EXTRACTED DATA:
<<<<

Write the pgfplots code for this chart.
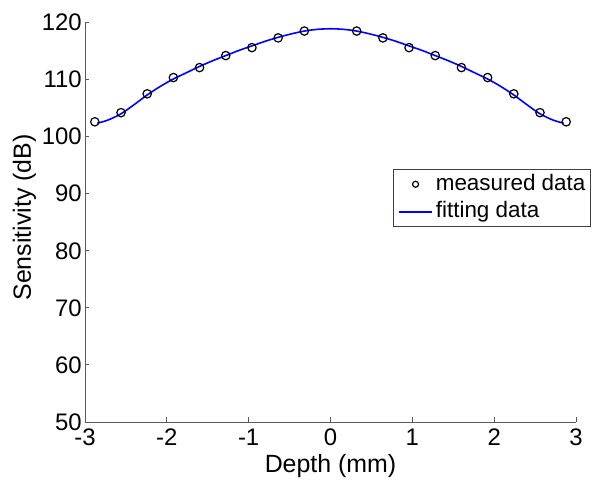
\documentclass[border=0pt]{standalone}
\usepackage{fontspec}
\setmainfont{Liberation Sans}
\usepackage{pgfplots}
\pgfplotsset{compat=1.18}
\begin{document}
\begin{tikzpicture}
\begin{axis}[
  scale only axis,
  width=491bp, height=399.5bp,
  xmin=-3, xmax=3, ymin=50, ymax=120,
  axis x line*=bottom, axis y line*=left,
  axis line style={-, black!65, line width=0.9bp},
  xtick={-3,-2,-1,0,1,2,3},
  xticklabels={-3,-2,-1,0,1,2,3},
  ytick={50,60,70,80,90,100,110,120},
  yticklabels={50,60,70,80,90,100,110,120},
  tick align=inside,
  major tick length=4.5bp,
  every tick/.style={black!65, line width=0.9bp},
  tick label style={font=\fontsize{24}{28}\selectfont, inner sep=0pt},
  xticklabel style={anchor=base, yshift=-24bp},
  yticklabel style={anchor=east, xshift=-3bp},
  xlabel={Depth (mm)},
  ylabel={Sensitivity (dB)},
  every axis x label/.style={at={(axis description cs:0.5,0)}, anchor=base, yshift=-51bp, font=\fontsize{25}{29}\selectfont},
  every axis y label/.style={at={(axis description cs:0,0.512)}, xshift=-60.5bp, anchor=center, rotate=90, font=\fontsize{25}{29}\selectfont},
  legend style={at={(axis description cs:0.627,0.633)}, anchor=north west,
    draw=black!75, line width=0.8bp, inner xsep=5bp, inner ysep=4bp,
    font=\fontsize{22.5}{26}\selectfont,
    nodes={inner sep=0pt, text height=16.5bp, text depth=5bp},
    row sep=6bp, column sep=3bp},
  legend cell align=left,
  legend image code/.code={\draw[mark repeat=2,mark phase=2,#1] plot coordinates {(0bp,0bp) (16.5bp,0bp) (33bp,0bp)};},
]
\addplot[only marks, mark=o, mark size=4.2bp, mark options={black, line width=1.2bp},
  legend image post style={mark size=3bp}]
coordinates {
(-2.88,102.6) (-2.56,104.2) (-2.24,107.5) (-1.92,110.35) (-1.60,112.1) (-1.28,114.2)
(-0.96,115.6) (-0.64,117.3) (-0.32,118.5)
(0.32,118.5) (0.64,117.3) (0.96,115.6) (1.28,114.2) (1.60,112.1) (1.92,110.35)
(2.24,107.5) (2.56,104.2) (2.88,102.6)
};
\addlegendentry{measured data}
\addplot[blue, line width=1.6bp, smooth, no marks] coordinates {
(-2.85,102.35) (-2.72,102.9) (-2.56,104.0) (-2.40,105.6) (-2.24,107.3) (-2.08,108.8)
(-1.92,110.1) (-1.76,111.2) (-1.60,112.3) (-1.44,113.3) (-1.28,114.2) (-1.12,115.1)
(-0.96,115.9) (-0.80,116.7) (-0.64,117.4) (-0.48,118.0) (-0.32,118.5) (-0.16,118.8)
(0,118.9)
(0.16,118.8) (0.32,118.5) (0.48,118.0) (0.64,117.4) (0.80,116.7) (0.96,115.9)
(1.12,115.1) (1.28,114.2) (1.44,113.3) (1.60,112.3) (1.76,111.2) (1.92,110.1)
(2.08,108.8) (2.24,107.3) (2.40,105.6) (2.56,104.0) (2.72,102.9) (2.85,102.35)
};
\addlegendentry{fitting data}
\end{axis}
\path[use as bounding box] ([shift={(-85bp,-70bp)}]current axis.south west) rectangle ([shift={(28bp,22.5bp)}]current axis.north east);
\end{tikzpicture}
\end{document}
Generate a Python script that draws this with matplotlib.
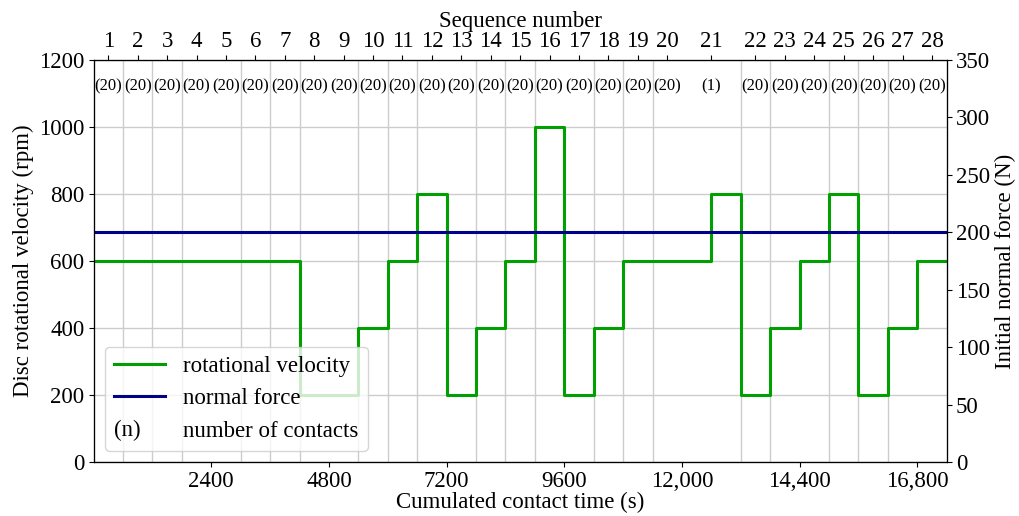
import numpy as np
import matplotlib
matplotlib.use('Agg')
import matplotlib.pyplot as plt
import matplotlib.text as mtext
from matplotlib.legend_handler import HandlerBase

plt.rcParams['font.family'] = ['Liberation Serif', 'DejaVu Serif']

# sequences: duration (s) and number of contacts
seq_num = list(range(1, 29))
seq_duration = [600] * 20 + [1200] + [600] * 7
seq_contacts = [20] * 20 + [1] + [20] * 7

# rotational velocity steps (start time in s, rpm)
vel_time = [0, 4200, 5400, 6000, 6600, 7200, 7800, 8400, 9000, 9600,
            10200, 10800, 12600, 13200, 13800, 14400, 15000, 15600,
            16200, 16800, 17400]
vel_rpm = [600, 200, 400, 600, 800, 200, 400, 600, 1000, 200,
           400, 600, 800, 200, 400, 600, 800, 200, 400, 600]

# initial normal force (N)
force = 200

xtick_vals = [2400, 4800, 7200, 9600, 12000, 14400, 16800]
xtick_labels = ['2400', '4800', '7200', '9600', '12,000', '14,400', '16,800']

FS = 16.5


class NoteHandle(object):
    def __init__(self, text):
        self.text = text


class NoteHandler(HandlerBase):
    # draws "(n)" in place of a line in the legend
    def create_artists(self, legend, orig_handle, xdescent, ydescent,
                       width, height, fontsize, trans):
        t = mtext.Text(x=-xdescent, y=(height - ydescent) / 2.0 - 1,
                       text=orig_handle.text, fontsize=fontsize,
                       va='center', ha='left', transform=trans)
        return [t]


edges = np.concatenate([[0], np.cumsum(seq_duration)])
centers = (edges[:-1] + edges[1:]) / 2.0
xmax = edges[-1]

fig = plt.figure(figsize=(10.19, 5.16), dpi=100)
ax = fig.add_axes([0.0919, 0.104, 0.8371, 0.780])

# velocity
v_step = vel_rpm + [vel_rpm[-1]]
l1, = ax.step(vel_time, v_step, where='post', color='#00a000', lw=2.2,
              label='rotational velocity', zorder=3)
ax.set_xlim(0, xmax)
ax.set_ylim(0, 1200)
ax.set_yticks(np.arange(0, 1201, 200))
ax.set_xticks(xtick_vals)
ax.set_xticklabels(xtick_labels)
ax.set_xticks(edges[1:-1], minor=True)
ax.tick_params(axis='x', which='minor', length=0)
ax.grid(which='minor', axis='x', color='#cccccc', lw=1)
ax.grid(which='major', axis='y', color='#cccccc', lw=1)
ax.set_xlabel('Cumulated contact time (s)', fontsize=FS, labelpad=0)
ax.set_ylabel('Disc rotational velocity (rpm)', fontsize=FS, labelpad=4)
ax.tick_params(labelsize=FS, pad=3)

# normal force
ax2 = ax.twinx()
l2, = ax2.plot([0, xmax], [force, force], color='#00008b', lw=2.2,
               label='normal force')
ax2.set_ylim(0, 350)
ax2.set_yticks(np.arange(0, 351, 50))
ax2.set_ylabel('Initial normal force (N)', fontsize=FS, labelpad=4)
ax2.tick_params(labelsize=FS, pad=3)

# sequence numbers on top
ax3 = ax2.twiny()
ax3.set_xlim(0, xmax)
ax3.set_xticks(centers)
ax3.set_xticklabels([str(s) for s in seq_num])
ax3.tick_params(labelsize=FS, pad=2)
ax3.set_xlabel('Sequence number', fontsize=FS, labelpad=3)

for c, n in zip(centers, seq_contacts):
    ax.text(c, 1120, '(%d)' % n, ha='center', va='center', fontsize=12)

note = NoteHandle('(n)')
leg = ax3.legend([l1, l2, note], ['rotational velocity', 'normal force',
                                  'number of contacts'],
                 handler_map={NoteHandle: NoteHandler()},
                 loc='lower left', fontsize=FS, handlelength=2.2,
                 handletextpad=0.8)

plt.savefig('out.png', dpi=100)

>>>>
<<<<

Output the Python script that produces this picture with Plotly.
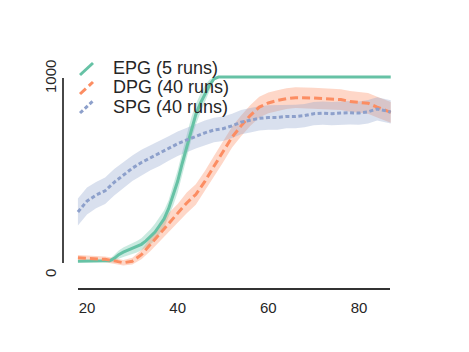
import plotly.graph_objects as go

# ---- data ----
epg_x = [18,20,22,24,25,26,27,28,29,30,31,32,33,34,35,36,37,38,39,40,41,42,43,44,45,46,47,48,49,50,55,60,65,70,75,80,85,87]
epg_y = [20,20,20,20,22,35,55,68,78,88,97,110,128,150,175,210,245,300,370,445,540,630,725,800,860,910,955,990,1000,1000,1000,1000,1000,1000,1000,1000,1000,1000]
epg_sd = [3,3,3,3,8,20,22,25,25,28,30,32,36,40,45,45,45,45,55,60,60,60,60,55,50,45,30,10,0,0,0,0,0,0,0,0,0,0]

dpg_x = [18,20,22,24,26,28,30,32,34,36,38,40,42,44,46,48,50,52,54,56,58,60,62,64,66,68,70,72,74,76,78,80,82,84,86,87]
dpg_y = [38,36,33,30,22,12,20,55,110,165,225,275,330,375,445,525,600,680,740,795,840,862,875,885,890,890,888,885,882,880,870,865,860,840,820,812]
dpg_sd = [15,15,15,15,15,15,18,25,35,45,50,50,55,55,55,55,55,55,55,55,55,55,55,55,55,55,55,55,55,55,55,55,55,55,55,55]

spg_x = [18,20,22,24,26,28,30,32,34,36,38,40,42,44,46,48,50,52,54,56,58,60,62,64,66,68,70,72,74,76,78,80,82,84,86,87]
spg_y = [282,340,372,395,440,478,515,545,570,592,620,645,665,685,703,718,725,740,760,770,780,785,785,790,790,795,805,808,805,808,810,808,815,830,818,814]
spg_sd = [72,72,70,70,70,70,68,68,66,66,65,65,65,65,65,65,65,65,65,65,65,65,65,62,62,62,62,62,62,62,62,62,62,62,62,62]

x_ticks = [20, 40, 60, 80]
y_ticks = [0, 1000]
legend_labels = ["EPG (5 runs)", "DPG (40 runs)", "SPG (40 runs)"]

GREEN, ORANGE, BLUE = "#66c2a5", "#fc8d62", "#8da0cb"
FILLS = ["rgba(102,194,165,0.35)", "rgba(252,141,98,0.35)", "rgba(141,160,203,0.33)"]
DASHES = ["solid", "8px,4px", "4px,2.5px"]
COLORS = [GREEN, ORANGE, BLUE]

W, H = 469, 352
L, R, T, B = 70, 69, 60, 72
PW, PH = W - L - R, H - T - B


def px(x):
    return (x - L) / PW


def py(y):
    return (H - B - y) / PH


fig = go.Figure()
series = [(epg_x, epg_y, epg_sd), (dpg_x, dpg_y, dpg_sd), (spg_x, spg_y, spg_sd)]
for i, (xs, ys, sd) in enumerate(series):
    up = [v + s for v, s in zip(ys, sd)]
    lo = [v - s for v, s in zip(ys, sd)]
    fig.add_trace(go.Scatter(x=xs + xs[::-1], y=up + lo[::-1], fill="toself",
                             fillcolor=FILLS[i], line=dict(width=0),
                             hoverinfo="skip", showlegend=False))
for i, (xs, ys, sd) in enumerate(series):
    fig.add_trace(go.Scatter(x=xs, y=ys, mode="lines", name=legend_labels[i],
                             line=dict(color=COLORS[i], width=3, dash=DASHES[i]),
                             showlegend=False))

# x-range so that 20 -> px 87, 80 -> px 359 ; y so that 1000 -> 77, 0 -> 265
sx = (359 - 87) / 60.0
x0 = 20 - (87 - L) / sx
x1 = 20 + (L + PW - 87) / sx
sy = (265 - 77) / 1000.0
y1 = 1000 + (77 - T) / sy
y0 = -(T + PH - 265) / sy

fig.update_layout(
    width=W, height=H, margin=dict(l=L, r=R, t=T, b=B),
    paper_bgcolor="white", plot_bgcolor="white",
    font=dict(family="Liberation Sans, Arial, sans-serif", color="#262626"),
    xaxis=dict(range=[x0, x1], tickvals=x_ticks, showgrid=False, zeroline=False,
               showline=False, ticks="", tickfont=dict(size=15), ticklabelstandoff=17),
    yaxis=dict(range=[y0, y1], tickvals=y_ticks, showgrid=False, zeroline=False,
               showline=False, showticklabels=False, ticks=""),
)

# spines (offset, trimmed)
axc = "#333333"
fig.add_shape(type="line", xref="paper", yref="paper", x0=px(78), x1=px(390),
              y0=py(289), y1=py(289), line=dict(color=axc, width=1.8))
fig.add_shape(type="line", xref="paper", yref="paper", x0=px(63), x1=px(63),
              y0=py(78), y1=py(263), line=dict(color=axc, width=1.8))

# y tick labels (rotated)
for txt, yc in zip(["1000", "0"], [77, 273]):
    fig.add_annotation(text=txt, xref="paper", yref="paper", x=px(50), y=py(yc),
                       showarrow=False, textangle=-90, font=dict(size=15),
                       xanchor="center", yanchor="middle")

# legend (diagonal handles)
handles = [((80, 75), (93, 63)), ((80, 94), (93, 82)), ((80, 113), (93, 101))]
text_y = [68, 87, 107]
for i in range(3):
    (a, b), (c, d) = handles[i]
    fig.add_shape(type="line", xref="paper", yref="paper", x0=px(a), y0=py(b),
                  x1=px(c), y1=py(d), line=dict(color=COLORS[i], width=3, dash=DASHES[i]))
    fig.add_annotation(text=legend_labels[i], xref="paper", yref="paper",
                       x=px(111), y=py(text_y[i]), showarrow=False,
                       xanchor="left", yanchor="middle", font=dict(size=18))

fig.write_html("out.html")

>>>>
<<<<

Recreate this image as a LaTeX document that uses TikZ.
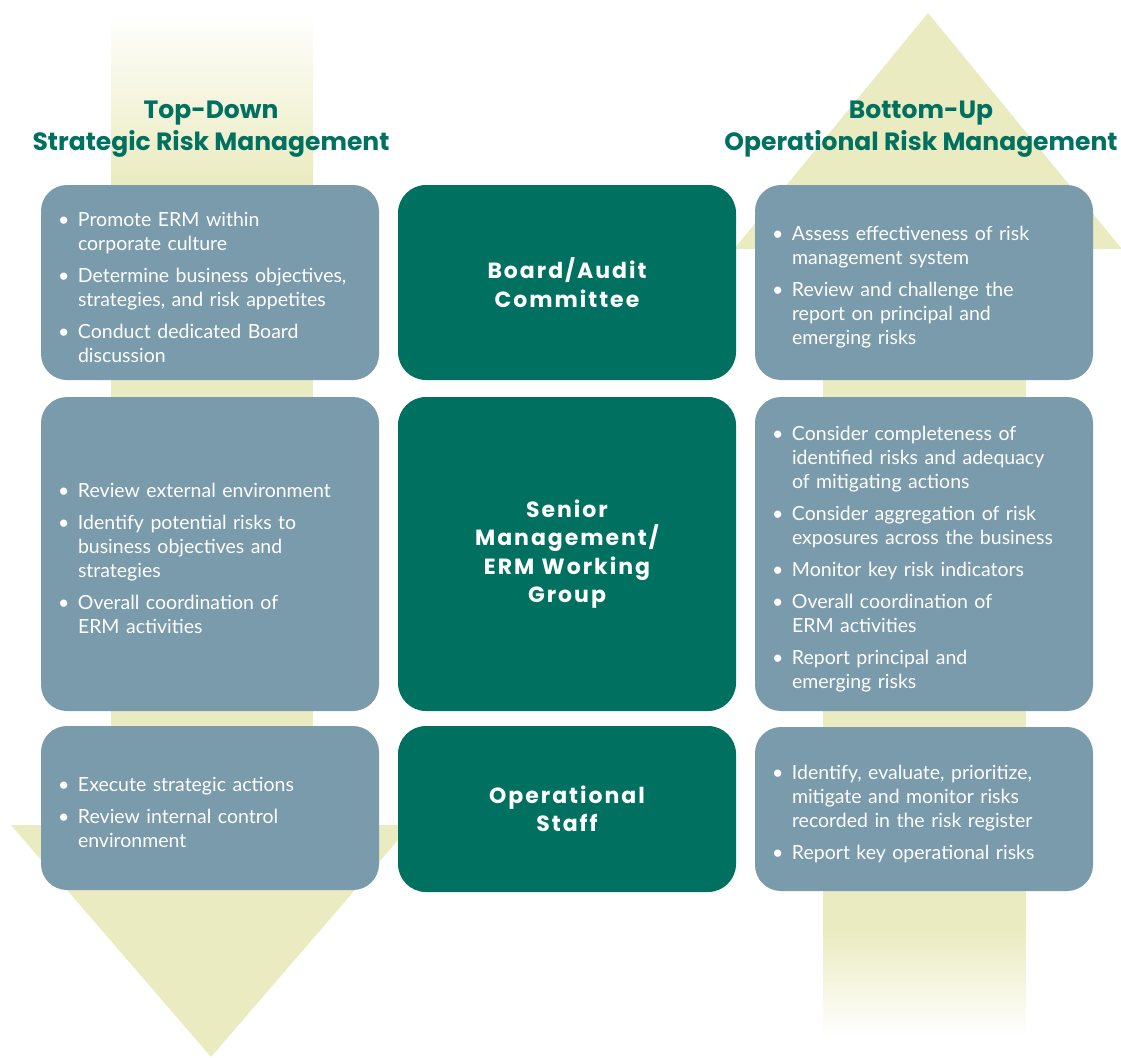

>>>>

PROBLEM STATEMENT: From the material above, reproduce only what runs from the line holding "Generate a Python" down to the line holding "plt.rcParams['font.family'] = ['Liberation", both included, pictures excluded.

SOLUTION TO THE PROBLEM:
Generate a Python script that draws this with matplotlib.
import numpy as np
import matplotlib
matplotlib.use('Agg')
import matplotlib.pyplot as plt
import matplotlib.text as mtext
from matplotlib.legend_handler import HandlerBase

plt.rcParams['font.family'] = ['Liberation Serif', 'DejaVu Serif']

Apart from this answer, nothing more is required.